#### GIVEN ENTRIES

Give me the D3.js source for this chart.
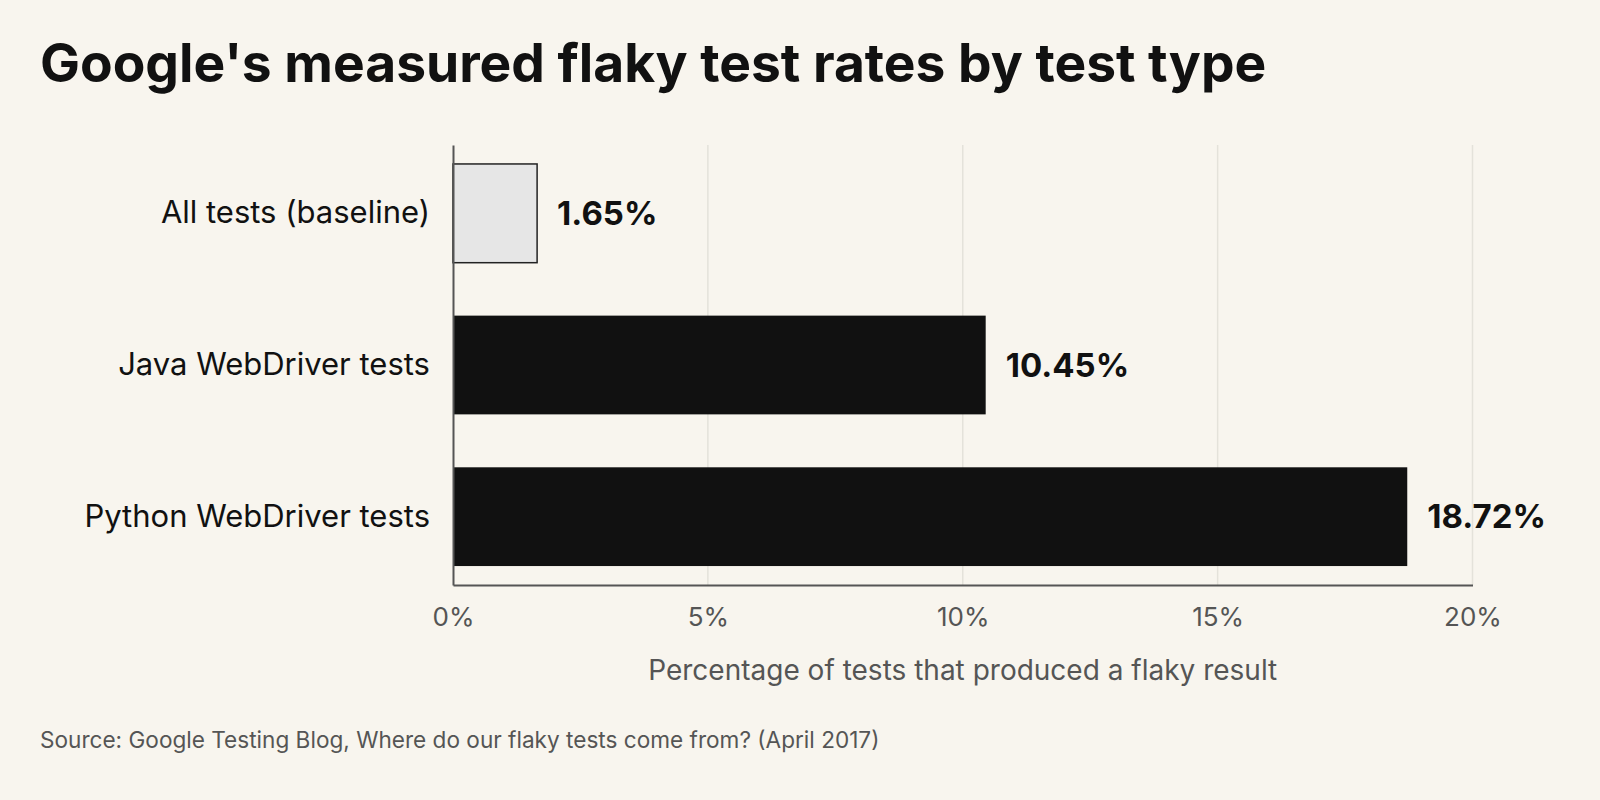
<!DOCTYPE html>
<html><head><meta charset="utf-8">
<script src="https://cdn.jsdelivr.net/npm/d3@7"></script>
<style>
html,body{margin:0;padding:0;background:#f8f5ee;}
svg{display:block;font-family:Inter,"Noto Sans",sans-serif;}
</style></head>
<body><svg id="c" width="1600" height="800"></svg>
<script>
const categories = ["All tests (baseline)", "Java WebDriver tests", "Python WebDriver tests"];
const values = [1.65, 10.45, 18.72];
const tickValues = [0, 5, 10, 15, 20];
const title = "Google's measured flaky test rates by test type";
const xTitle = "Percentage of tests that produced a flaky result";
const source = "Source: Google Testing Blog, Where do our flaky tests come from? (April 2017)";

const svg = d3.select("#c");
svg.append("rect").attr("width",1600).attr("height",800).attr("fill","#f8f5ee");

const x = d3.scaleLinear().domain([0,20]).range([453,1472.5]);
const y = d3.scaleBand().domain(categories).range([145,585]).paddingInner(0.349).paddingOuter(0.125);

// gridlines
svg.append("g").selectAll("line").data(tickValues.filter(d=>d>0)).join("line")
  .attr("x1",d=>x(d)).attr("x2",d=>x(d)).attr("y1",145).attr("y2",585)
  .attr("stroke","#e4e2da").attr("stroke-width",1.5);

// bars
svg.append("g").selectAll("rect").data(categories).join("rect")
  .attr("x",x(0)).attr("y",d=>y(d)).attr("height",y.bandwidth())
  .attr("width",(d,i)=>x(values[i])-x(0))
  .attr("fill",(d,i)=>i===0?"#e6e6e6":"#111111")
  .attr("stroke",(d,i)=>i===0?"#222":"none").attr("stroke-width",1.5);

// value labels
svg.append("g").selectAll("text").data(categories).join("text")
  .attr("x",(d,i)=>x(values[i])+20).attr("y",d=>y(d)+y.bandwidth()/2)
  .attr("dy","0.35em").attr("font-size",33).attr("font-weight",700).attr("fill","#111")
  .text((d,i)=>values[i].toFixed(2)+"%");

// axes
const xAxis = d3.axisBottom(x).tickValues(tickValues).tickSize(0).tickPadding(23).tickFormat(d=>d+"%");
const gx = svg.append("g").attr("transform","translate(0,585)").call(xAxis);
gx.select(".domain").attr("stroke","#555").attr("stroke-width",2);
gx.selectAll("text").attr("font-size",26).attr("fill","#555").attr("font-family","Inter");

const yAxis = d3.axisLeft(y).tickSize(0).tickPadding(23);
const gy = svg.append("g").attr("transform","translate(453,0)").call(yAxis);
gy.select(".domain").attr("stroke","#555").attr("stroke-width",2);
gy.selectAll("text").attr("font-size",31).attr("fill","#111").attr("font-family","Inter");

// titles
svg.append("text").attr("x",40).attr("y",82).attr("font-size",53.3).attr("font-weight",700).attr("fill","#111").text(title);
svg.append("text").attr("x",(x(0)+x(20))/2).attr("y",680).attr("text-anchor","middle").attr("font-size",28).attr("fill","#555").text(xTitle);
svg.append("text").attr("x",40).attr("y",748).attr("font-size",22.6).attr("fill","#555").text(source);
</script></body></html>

########
#### GIVEN ENTRIES

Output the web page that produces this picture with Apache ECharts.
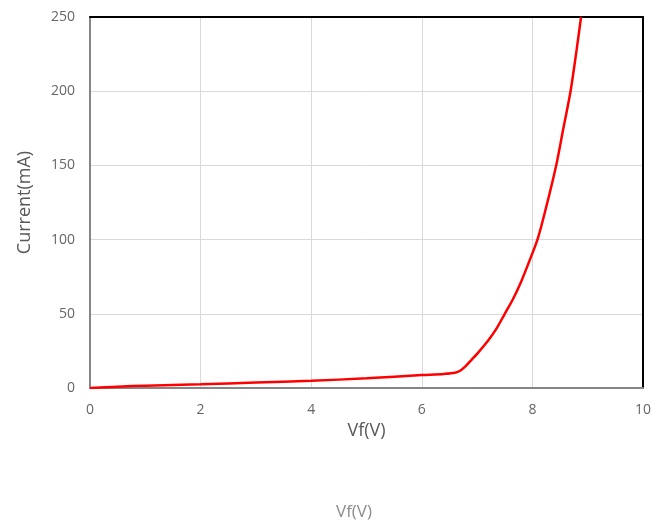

########

WHAT IS BEING ASKED: Whenever "source" turns up in a line, pick that line out.

ANSWER FOR THE TASK:
Give me the D3.js source for this chart.
const source = "Source: Google Testing Blog, Where do our flaky tests come from? (April 2017)";
svg.append("text").attr("x",40).attr("y",748).attr("font-size",22.6).attr("fill","#555").text(source);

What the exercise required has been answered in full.